Another way to see why this works: you can turn the non-homogeneous second order recurrence relation into a homogeneous third order recurrence relation with characteristic polynomial $(r^2-4r+5)(r+1)$ by adding the recurrences for $a_n$ and $a_{n-1}$ (so that the $(-1)^n$ cancels out, and an $a_{n-3}$ term appears).

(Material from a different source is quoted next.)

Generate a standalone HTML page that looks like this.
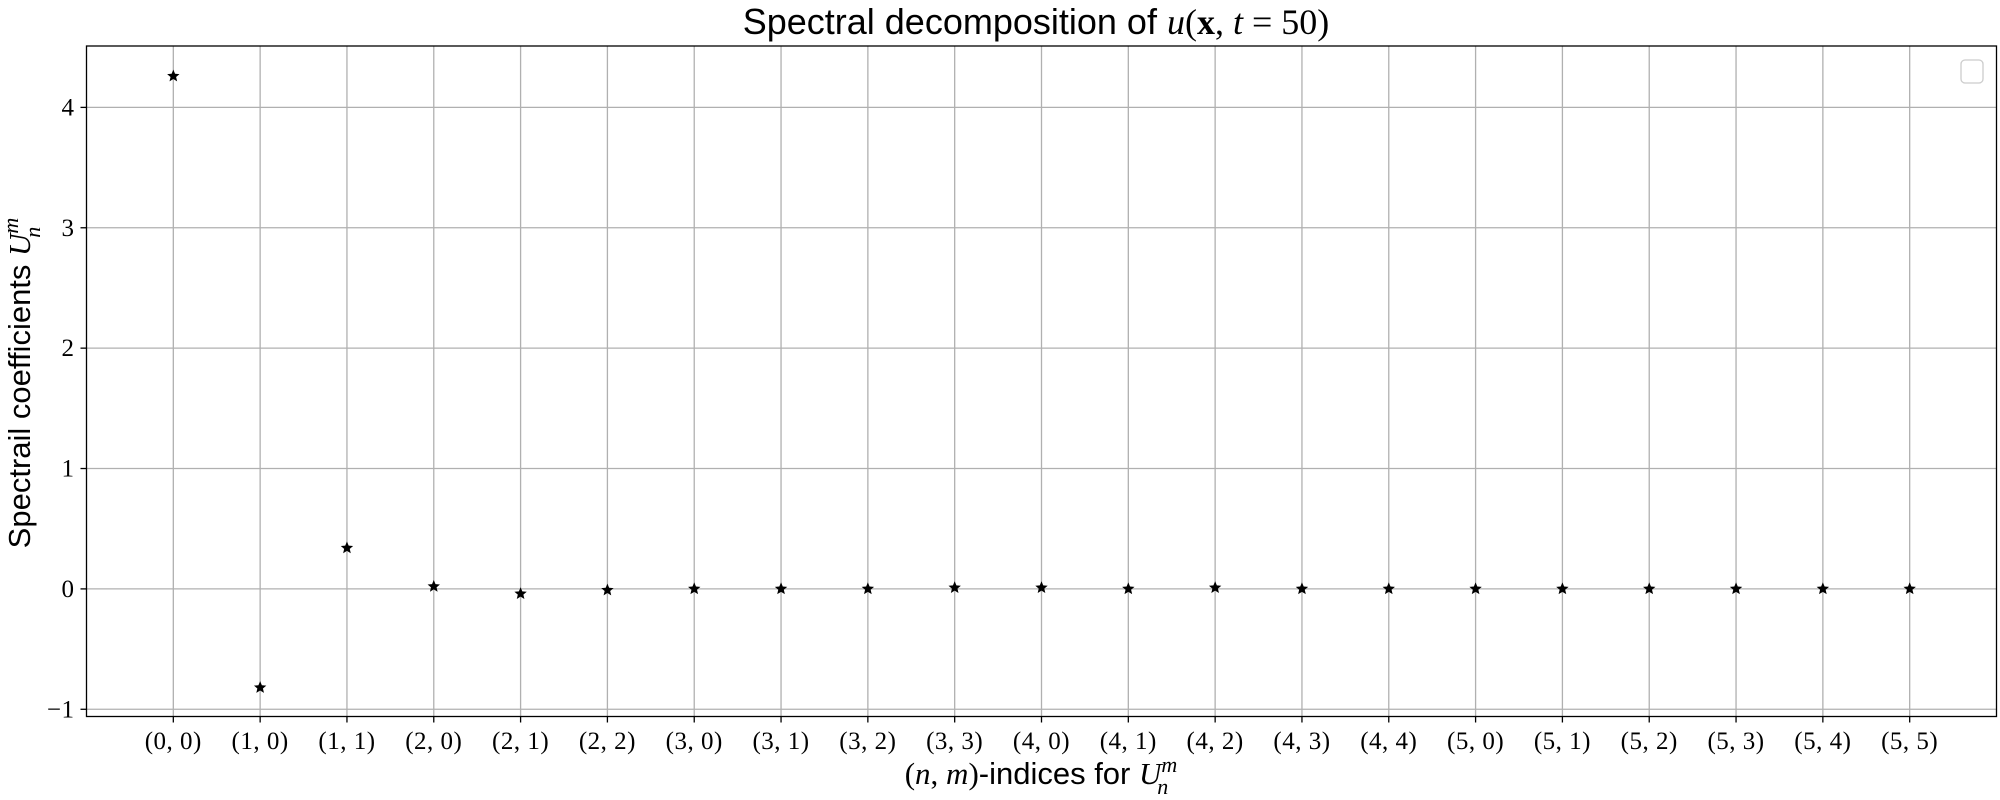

Use generating functions, as taught by Wilf in generatingfunctionology (2nd edition, Academic Press, 1994). Define:
$\begin{align*} A(z) &= \sum_{n \ge 0} a_n z^n \end{align*}$
Shift the recurrence so there are no subtractions in indices, multiply by $z^n$, sum over the values of $n$ where the recurrence is valid and recognize the resulting sums; use the initial values and solve for $A(z)$:
$\begin{align*} a_{n + 2} &= 4 a_{n + 1} - 5 a_n + (-1)^n \\ \sum_{n \ge 0} a_{n + 2} z^n &= 4 \sum_{n \ge 0} a_{n + 1} z^n - 5 \sum_{n \ge 0} a_n z^n + \sum_{n \ge 0} (-1)^n z^n \\ \frac{A(z) - a_0 - a_1 z}{z^2} &= 4 \frac{A(z) - a_0}{z} - 5 A(z) + \frac{1}{1 + z} \\ A(z) &= \frac{1 - 2 z - 2 z^2}{(1 + z) (1 - 4 z + 5 z^2)} \\ &= \frac{1}{10 (1 + z)} + \frac{9 - 25 z}{1 - 4 z + 5 z^2} \end{align*}$
In the end, we want the coefficient of $z^n$ in this, the path is to use partial fractions and expand as geometric series (or using the binomial theorem). The problem here is that the factors of the second denominator are complex conjugates:
$\begin{align*} \frac{9 - 25 z}{1 - 4 z + 5 z^2} &= \frac{9 - 25 z}{(1 - (2 - i) z) (1 - (2 + i) z)} \\ &= \frac{9 - 7 i}{2 (1 - (2 - i) z)} + \frac{9 + 7 i}{2 (1 - (2 + i) z)} \end{align*}$
Thus it decomposes into two complex conjugate terms:
$\begin{align*} [z^n] \frac{9 - 25 z}{1 - 4 z + 5 z^2} &= \frac{9 - 7 i}{2} \cdot (2 - i)^n + \frac{9 + 7 i}{2} \cdot (2 + i)^n \end{align*}$
The sum is just twice the real part of, say, the first term. Write the first term in polar form:
$\begin{align*} 2 \Re\left( \frac{9 - 7 i}{2} \cdot (2 - i)^n \right) &= 2 \Re\left( \rho_c \mathrm{e}^{i \theta_c} \cdot \rho^n \mathrm{e}^{i n \theta} \right) \\ &= 2 \rho_c \cdot \rho^n \cdot \cos (\theta_c + n \theta) \end{align*}$
This form of the solution is nice in that it shows directly that:
$\begin{align*} a_n &= \frac{1}{10} (-1)^n + \Theta\left( 2 \rho_c \cdot \rho^n \right) \\ &= \Theta\left( \sqrt{3}^n \right) \end{align*}$
There certainly is a way of writing this as an algebraic expression, but it will involve assorted surds.